The EU has handed France £3.6 million to build a better camp for migrants attempting to cross to Britain.
The five million euro of funding will help create improved facilities for around 1,500 of those clustered at the makeshift Calais site dubbed The Jungle.
In total some 5,000 are said to be living in squalid conditions at the existing camp.
But the move, announced by European Commission vice president Frans Timmermans during a visit to Calais, is likely to prove controversial.
It comes after an extraordinary meeting of EU justice and home affairs ministers was called for two weeks' time in Brussels to discuss migration.

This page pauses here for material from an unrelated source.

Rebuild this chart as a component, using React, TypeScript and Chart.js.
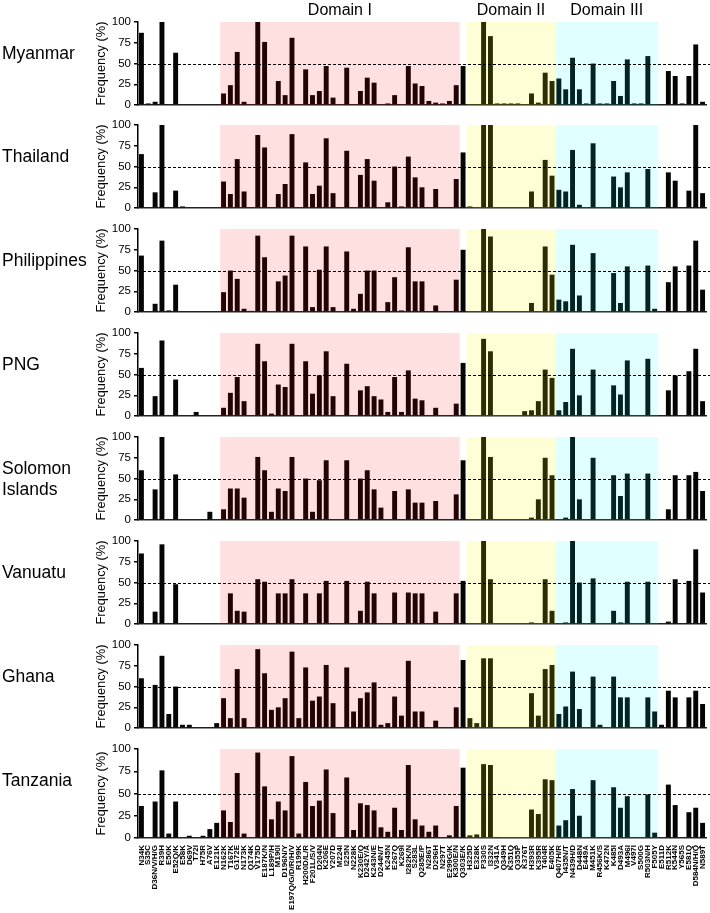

In a statement, Luxembourg - which holds the rotating presidency of the EU Council - said the issues had recently taken on "unprecedented proportions".
"In order to assess the situation on the ground, the political actions under way and to discuss the next steps in order to strengthen the European response, the Luxembourg minister for immigration and asylum Jean Asselborn decided to convene an extraordinary JHA Council," the statement added.

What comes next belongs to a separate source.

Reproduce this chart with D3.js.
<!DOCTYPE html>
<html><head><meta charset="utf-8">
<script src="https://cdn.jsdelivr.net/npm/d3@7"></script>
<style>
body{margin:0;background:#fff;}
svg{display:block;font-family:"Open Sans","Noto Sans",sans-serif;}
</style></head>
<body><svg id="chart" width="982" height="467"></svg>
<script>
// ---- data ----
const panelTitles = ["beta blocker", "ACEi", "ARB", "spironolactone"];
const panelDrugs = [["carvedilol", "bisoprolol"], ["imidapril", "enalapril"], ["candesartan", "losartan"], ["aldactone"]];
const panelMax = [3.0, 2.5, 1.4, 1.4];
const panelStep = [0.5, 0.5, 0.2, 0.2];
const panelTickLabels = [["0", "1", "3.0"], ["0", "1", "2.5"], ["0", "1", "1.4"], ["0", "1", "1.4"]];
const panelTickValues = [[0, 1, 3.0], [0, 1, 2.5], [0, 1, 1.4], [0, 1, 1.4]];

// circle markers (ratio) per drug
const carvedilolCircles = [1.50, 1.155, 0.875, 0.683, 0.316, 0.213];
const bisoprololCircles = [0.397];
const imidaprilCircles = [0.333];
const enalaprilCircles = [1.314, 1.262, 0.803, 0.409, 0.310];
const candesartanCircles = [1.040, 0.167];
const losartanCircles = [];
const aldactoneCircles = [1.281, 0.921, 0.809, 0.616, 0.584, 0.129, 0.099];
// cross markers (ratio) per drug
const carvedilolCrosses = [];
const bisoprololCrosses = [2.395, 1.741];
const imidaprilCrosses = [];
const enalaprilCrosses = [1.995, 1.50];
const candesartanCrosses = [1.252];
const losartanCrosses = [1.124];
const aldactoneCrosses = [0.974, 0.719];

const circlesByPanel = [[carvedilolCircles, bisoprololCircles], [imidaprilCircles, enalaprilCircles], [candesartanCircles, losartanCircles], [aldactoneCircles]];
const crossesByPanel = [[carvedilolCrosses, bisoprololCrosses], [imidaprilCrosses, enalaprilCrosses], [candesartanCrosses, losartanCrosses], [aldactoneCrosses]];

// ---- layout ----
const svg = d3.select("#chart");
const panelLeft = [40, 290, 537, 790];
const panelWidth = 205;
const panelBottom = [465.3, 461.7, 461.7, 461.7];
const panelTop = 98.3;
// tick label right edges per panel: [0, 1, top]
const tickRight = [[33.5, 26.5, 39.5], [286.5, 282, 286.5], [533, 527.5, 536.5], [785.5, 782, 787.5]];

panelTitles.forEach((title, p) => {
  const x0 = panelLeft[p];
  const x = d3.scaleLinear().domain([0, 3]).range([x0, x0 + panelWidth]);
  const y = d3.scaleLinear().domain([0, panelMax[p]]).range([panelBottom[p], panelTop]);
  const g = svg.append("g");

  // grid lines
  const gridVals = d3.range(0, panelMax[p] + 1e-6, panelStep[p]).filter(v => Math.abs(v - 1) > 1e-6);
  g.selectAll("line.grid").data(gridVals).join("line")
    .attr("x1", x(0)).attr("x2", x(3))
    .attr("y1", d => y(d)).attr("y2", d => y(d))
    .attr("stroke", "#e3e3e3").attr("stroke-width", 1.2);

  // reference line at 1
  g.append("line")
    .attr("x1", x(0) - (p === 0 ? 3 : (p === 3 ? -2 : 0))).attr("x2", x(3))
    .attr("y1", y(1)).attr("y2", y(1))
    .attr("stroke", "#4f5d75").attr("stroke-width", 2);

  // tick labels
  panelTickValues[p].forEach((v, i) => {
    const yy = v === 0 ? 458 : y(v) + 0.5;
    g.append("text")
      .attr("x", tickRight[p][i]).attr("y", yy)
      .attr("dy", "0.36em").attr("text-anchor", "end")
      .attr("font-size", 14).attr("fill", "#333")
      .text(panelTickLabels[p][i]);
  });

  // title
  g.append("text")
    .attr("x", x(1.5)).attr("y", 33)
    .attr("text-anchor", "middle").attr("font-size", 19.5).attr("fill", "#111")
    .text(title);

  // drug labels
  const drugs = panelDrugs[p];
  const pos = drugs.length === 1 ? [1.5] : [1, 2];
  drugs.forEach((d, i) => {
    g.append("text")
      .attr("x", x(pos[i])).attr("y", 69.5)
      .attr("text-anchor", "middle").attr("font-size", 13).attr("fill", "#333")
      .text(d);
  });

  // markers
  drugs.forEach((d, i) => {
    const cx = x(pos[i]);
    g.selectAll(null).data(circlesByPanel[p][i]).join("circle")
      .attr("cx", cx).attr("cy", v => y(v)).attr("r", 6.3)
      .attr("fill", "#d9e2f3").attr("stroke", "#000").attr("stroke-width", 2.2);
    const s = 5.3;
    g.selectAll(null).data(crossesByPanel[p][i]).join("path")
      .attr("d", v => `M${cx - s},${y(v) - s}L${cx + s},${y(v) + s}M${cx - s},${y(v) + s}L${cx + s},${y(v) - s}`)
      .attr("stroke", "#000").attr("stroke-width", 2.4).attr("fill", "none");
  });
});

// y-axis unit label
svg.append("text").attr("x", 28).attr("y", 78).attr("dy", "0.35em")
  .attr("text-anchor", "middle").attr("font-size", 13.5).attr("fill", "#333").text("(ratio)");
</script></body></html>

In a joint statement with counterparts from Paris and Berlin earlier, Home Secretary Theresa May suggested reception centres were needed at key arrival points and a list of "safe" countries should be agreed to speed up asylum decisions.
Greece, Italy and other border countries are struggling to cope with record numbers of new arrivals, many seeking refuge from the conflict in Syria, with a surge over the summer taking the year's total to beyond 340,000.